Kerry was invited to play the kids’ tent at Hiawatha because she is an absolute force of a songwriter and singer on her own. She invited me and Alex to join her because she is also extremely kind and thought it’d be fun to do as a group. My brother and sister-in-law were expecting their first child the month after the festival, so I was excited to work on my identity as a fun uncle. I wanted to learn some great kid-friendly covers, but I also wanted to make sure we had some original songs, too!

Alex playfully added the chipmunk-snoring sound live, which obviously inspired that moment on the recording. And Kerry added a whole bunch of harmonies on the chorus—same deal. They gave that song an original form. Dylan [Mckinstry] and Nicole added a lot of additional dimension, color, and ideas, but I wouldn’t have written the song in the first place if not for Kerry and Alex.

Q: Tell me about the creative process for Things We Used to Make. How did the EP’s five tracks come together in the studio?

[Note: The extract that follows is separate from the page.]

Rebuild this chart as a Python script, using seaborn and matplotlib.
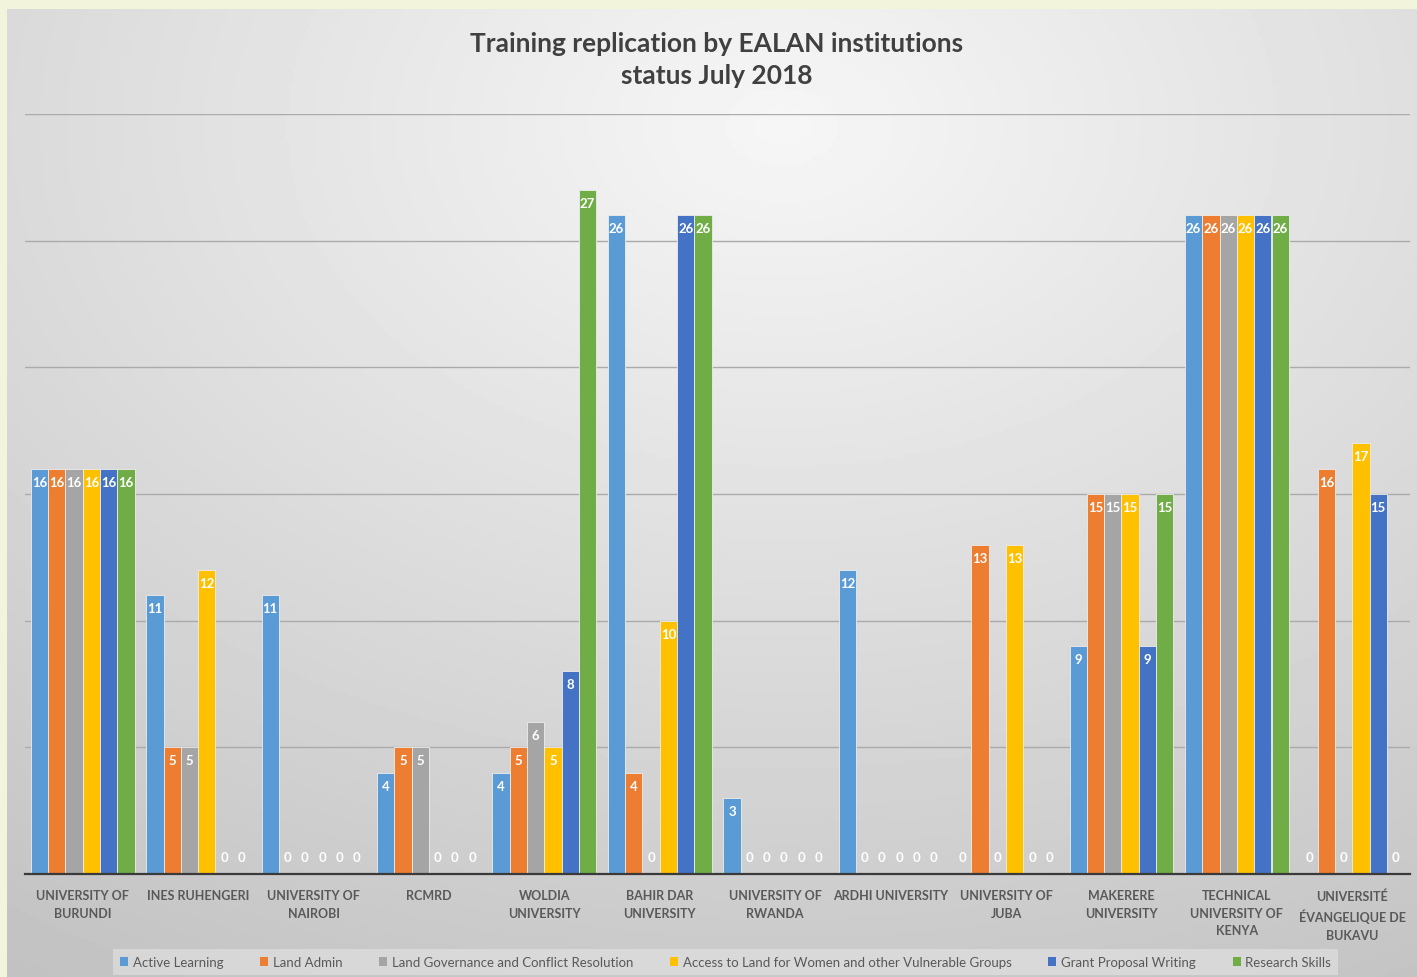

A: The five tracks were originally written over the three years that I lived in Marquette, but [they] were recorded the year after I left. [They were] recorded in Brooklyn, which was the last place I had lived before moving to the U.P. The process involved bringing songs into the studio where Dylan works for Dylan and Nicole to play around with. It was a lot of trying stuff out and seeing what we liked, but always basing the arrangements on the basic songs in their original forms.

Q: Things We Used to Make features collaborations with Nicole Patrick (drums, OP-1), Sydney Patrick (vocals), and Dylan Mckinstry (production). How did they help shape the EP’s sound and the respective tracks they played on?

A: Dylan and Nicole are all over this record. We had a lot of fun in the studio trying stuff out together and seeing what stuck. Sydney actually guested on the [EP] without me [being] present. I was back in Michigan when she could meet with Dylan. I asked her to try out a few things on two tracks. The guidance I gave was a general feel—something like “ethereal”—and some ideas about words versus not, but she really came up with the part and absolutely crushed it.

Q: What plans do you have for new material?

A: I wrote a new song in August, and I actually recorded a few songs of my brother’s last spring that I’ll hopefully release next year. He is a prolific writer—one of the “can’t not write” kind of writers—and a major influence on my songwriting.

He wrote a song called “Basketball” with the lyric, “Coming home from school / Beating my little brother Peter in basketball,” and I just had to cover it. There are a couple more, but you’ll have to wait until they’re released to know which ones.